The Demographic Divide

Figure 5. Global Market Cap Emerging Economies vs Developed Economies, 1980-2070. Source: Goldman Sachs Research, 2023.

The main drivers are the equitization of corporate assets, the deepening of capital markets, new issuances and privatizations in emerging economies. In 2022 Shanghai Stock Exchange and Shenzhen Stock Exchange were, according to Deloitte China, set to retain 1st and 2nd positions in the global IPO ranking by funds raised as of 30 September 2022. Korea Stock Exchange came third, with Hong Kong and DIFC Dubai ranking at 4th and 5th place.

By the end of Q3/2022, the Chinese Mainland IPO market was projected to have 285 new listings raising RMB464.1b, a 23 per cent drop in the number of new listings compared to 2021, but a 26 per cent increase in raised capital, up from RMB 369,8b. During the same period, Hong Kong recorded 47 listings raising HKD54.7b, down from 73 IPOs raising HK288.5b in the same period in 2021.

The Demographic Divide

Figure 6. Global Stock Exchanges Ranked by No. of IPOs and Capital Raised 2022. Source: Dealogic, Nikkei Asia, 2022.

Most emerging economies’ stock exchanges still do not have the liquidity to rival their counterparts in developed economies. Larger corporates in emerging economies need to tap into deep pools of capital as long as large pools of investors are not available in their domestic markets.

The Demographic Divide

Figure 7. Domicile of Top-50 Performing Companies in MSCI ACWI Index (%). Source: Goldman Sachs Research, 2023.

Shift in Global Governance

The ending of the decades-old correlation between the size of a national economy and per capita income shall have a profound impact on global geopolitical governance.

After nearly a century as the world’s preeminent superpower, the US will relinquish this title to China after 2030. The size of the US economy and its relative strong annual growth, combined with China’s deeply troubled domestic economy, will prevent China from rapidly outpacing the US, which will remain a global power. Relative per capita wealth in emerging economies will remain low. By 2050, the 5 largest economies, in both real $ US and PPP terms, will include 3 of the G-20’s poorest members: India, China, and Brazil. To compare: in 2010, 7 of the G-20 largest 8 members were among its richest in $ US terms. Average income in the G-20’s 10 emerging economies will rise in 2050 to $22,000, less than 60 per cent of the average income of the G-7 countries today.

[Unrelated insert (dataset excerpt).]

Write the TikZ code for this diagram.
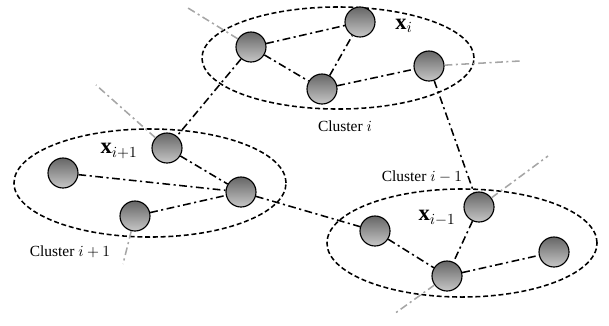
\documentclass[tikz,border=0pt]{standalone}
\usepackage{fontspec}
\setmainfont{Liberation Serif}
\begin{document}
\begin{tikzpicture}[x=0.025cm,y=-0.025cm,
  pt/.style={circle,draw=black,line width=0.8pt,minimum size=0.75cm,inner sep=0pt,
    shading=axis,top color=black!60,bottom color=black!22},
  clusterline/.style={draw=black,line width=1.1pt,dash pattern=on 3.5pt off 2pt},
  link/.style={draw=black,line width=1.1pt,dash pattern=on 5.5pt off 2.5pt on 1.5pt off 2.5pt},
  outlink/.style={draw=black!35,line width=1.1pt,dash pattern=on 5.5pt off 2.5pt on 1.5pt off 2.5pt},
  lbl/.style={font=\fontsize{16}{18}\selectfont,inner sep=1pt},
  ctext/.style={font=\fontsize{11}{13}\selectfont,inner sep=1pt}]
\useasboundingbox (0,0) rectangle (609,325);
% clusters
\draw[clusterline] (338,58) ellipse [x radius=3.4cm, y radius=1.275cm];
\draw[clusterline] (150,183) ellipse [x radius=3.4cm, y radius=1.35cm];
\draw[clusterline] (462,243) ellipse [x radius=3.375cm, y radius=1.35cm];
% nodes cluster i
\node[pt] (A1) at (251,47) {};
\node[pt] (A2) at (360,22) {};
\node[pt] (A3) at (322,89) {};
\node[pt] (A4) at (429,66) {};
% nodes cluster i+1
\node[pt] (B1) at (63,173) {};
\node[pt] (B2) at (167,148) {};
\node[pt] (B3) at (241,192) {};
\node[pt] (B4) at (135,216) {};
% nodes cluster i-1
\node[pt] (C1) at (375,231) {};
\node[pt] (C2) at (479,207) {};
\node[pt] (C3) at (447,276) {};
\node[pt] (C4) at (554,252) {};
% free ends
\coordinate (oA1) at (188,8);
\coordinate (oA4) at (520,61);
\coordinate (oB2) at (96,85);
\coordinate (oB4) at (123,264);
\coordinate (oC2) at (548,156);
\coordinate (oC3) at (394,314);
% outgoing grey links
\draw[outlink] (A1) -- (oA1);
\draw[outlink] (A4) -- (oA4);
\draw[outlink] (B2) -- (oB2);
\draw[outlink] (B4) -- (oB4);
\draw[outlink] (C2) -- (oC2);
\draw[outlink] (C3) -- (oC3);
% links
\draw[link] (A1) -- (A2);
\draw[link] (A1) -- (A3);
\draw[link] (A3) -- (A2);
\draw[link] (A3) -- (A4);
\draw[link] (A1) -- (B2);
\draw[link] (A4) -- (C2);
\draw[link] (B1) -- (B3);
\draw[link] (B2) -- (B3);
\draw[link] (B4) -- (B3);
\draw[link] (B3) -- (C1);
\draw[link] (C1) -- (C3);
\draw[link] (C2) -- (C3);
\draw[link] (C3) -- (C4);
% labels
\node[lbl] (lxi) at (404,26) {$\mathbf{x}_i$};
\node[lbl] (lxip) at (119,151) {$\mathbf{x}_{i+1}$};
\node[lbl] (lxim) at (437,218) {$\mathbf{x}_{i-1}$};
\node[ctext] (ci) at (345,126) {Cluster $i$};
\node[ctext] (cip) at (70,252) {Cluster $i+1$};
\node[ctext] (cim) at (422,177) {Cluster $i-1$};
\end{tikzpicture}
\end{document}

When calculated in PPP terms, the average income in emerging economies will be less than 50 per cent of the G7-countries’ income in 2050.

The Demographic Divide

Figure 8. Per Capita GDP Real $US for the United States, India, and China, 2009-2050. Source: U. Padush and B. Stamil, The G-20 in 2050, Carnegie Endowment, 2009.

As a consequence, the traditional correlation between wealth and the size of a national economy in real $ US, will disappear, and will run negative in 2050 in PPP terms. As low- and middle income emerging economies increase their global market share, traditional distinctions between “developed” and “emerging”, and between “creditor nations” and “debtor nations”, wordings reminiscent of the colonial era, will become outdated.

The above will dramatically affect the role of supranational organizations and financial institutions. Although it is difficult, if not impossible, to forecast, how governments of these new economic epicenters will transform their economic growth into global governance, it is reasonable to anticipate that existing representative governance structures will no longer represent these fast growing markets, and are therefore likely to be marginalized over time.